Reputation: 631
how can I search in bigquery for expressions and group them even if they are messed up by semicolons?
Database example:
:Adidas
Adidas
Adidas;
null
adidas
7up
7UP
7UP;
:7UP
null
I'd like to group them and count. I'd like to get this result:
adidas 4
7up 4
null 2
By now the goup by does not help and I do the job in Excel, which is everything but fast.
Upvotes: 2
Views: 1973
Reputation: 207838
First you need to normalize the text to retain only valid words.

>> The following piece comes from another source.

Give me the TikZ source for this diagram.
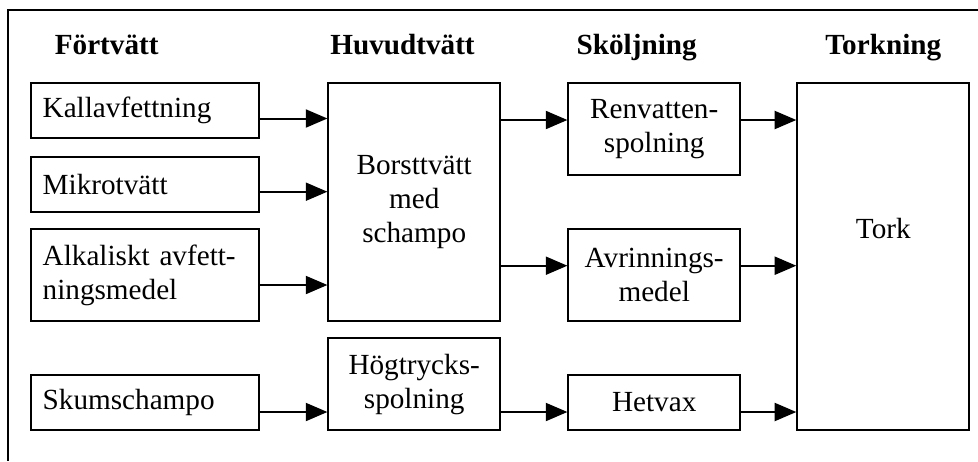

The below regular expression is just a simple one, you need to match and extend to your logic.
SELECT normalized,
count(1) AS c
FROM
(SELECT label,
lower(REGEXP_EXTRACT(label,r'[[:punct:]]?([[:^punct:]]*)')) AS normalized
FROM
(SELECT string(':Adidas') AS label),
(SELECT string('Adidas') AS label),
(SELECT string('Adidas;') AS label),
(SELECT string(NULL) AS label),
(SELECT string('adidas') AS label),
(SELECT string('7up') AS label),
(SELECT string('7UP') AS label),
(SELECT string('7UP;') AS label),
(SELECT string(':7UP') AS label),
(SELECT string(NULL) AS label),)
GROUP BY normalized
ORDER BY c DESC
this outputs:
+-----+------------+---+---+
| Row | normalized | c | |
+-----+------------+---+---+
| 1 | adidas | 4 | |
| 2 | 7up | 4 | |
| 3 | null | 2 | |
+-----+------------+---+---+
Upvotes: 4